### PROVIDED MATERIAL

%%

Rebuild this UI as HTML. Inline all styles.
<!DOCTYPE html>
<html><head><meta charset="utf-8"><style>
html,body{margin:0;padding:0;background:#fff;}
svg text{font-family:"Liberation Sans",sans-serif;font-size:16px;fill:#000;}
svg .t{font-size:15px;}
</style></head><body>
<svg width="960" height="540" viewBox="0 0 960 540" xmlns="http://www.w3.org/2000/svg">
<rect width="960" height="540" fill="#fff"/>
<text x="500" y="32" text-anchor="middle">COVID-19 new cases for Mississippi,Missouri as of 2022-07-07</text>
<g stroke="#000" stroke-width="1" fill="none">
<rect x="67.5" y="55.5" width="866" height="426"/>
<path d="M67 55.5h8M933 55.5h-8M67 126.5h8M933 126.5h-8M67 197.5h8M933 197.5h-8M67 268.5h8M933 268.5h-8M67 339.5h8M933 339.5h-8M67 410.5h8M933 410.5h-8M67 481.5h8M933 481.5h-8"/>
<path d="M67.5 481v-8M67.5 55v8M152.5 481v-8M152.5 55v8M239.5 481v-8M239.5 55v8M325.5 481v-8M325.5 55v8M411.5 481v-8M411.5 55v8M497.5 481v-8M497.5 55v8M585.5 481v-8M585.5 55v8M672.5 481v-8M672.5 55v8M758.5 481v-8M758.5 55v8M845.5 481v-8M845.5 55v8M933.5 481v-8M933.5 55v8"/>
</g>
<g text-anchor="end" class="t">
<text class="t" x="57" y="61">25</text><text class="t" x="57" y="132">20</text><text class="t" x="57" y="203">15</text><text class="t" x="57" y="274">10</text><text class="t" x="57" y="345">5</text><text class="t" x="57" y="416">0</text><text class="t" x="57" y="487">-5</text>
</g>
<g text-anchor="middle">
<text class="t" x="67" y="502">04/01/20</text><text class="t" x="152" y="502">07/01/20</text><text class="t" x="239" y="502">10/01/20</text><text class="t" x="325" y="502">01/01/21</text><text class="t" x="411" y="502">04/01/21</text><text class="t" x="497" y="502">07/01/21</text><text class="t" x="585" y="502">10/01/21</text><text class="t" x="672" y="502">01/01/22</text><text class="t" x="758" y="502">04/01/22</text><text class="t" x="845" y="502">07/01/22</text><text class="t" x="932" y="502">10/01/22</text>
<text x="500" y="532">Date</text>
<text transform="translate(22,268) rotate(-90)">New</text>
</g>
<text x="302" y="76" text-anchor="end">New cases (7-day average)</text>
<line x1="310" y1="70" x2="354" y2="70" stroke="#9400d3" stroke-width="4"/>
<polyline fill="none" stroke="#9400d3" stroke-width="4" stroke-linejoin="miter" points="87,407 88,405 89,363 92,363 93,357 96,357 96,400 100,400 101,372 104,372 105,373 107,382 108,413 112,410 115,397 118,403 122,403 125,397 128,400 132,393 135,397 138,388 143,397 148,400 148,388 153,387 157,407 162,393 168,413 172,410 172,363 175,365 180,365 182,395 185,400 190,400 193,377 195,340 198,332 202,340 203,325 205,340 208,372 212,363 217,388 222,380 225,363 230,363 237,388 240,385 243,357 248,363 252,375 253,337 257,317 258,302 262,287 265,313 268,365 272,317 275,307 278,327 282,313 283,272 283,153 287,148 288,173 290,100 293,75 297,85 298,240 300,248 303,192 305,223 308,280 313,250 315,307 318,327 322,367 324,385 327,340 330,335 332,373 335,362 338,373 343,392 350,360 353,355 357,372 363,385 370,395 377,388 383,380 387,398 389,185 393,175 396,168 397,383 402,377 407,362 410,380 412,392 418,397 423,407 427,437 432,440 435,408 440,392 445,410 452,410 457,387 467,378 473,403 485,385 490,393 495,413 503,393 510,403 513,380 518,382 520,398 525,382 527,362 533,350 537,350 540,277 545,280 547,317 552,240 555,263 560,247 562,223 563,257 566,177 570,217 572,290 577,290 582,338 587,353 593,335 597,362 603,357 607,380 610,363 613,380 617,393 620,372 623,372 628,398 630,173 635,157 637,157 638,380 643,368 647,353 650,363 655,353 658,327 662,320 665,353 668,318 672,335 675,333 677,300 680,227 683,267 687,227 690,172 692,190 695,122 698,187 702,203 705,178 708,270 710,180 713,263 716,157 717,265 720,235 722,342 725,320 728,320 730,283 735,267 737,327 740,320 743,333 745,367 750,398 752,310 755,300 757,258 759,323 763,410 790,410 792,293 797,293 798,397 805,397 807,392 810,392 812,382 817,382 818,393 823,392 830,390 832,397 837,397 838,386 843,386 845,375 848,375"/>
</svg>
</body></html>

%%
%%

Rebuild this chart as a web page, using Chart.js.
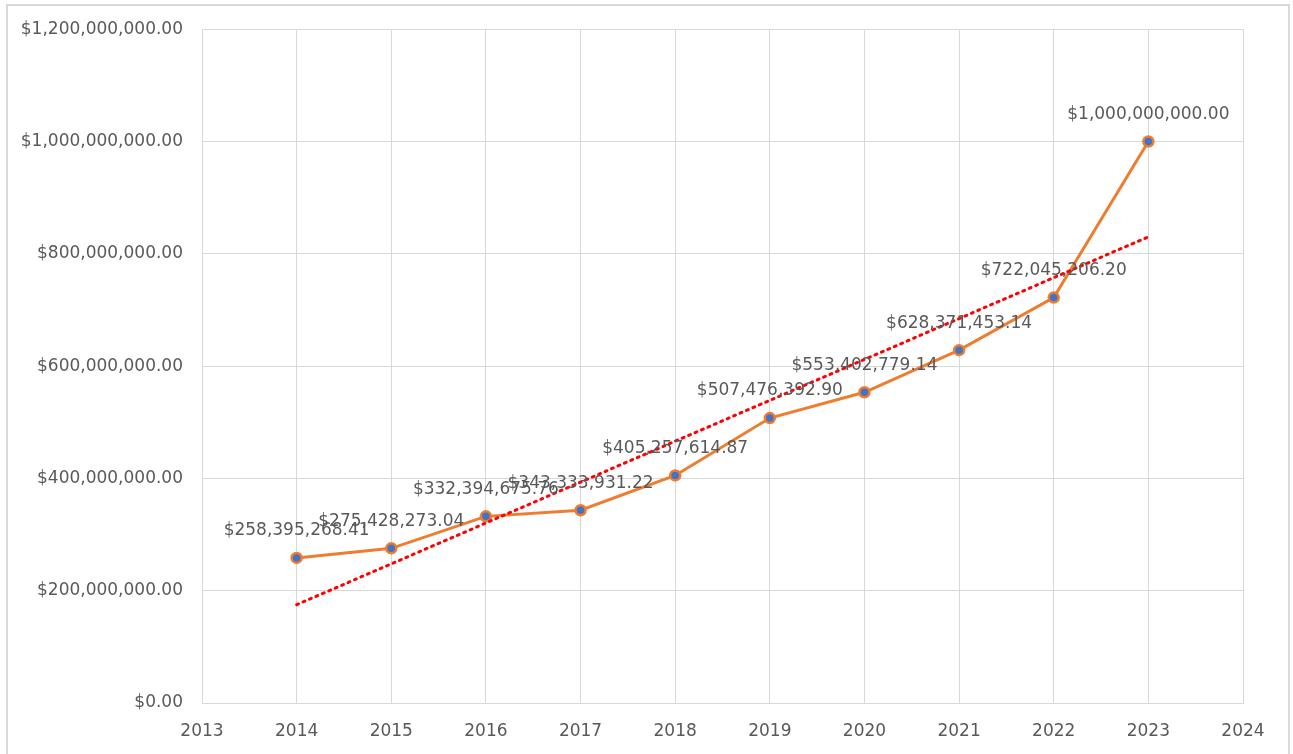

%%
%%

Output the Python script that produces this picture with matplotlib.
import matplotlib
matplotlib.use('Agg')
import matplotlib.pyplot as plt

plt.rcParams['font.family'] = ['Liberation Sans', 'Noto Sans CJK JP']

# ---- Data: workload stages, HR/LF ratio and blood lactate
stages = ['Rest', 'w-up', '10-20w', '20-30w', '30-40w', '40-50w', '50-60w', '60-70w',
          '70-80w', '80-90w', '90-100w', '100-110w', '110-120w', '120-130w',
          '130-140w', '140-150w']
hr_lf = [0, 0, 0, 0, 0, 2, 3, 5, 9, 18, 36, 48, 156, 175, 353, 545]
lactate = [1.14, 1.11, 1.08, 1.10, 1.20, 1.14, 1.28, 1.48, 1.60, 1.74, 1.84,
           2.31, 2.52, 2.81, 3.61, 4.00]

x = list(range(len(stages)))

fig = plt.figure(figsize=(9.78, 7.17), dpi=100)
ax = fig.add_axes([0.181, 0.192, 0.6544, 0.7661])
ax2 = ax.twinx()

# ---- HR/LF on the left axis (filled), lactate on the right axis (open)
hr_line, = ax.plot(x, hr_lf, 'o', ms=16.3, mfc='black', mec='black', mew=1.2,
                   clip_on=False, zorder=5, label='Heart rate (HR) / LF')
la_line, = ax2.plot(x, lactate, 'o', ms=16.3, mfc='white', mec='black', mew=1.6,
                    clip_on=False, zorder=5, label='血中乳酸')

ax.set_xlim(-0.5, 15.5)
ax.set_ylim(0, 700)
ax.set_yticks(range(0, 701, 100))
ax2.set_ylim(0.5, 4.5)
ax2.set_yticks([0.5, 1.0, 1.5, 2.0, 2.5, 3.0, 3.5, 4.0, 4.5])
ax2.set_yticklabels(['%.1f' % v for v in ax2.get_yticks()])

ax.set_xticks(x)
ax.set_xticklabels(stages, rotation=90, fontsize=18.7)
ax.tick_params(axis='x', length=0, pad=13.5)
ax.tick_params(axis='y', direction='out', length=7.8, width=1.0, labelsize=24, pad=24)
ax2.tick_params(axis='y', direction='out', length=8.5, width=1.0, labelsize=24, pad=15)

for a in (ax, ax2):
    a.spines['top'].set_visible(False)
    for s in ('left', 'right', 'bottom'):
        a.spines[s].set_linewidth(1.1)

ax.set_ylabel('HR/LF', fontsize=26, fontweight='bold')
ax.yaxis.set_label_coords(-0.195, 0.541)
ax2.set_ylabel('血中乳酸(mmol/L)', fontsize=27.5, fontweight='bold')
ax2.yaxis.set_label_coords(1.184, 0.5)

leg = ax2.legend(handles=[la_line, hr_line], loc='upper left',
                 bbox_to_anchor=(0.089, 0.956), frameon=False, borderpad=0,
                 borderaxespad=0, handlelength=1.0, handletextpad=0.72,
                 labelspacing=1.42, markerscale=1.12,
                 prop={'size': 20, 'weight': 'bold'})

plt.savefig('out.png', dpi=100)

%%

### INSTRUCTION
The required output is an exact reproduction of the lines starting at the one that contains "Output the Python" and ending at the one that contains "ax2 = ax.twinx()". Both boundary lines belong to it.

### WRITTEN SOLUTION
Output the Python script that produces this picture with matplotlib.
import matplotlib
matplotlib.use('Agg')
import matplotlib.pyplot as plt

plt.rcParams['font.family'] = ['Liberation Sans', 'Noto Sans CJK JP']

# ---- Data: workload stages, HR/LF ratio and blood lactate
stages = ['Rest', 'w-up', '10-20w', '20-30w', '30-40w', '40-50w', '50-60w', '60-70w',
          '70-80w', '80-90w', '90-100w', '100-110w', '110-120w', '120-130w',
          '130-140w', '140-150w']
hr_lf = [0, 0, 0, 0, 0, 2, 3, 5, 9, 18, 36, 48, 156, 175, 353, 545]
lactate = [1.14, 1.11, 1.08, 1.10, 1.20, 1.14, 1.28, 1.48, 1.60, 1.74, 1.84,
           2.31, 2.52, 2.81, 3.61, 4.00]

x = list(range(len(stages)))

fig = plt.figure(figsize=(9.78, 7.17), dpi=100)
ax = fig.add_axes([0.181, 0.192, 0.6544, 0.7661])
ax2 = ax.twinx()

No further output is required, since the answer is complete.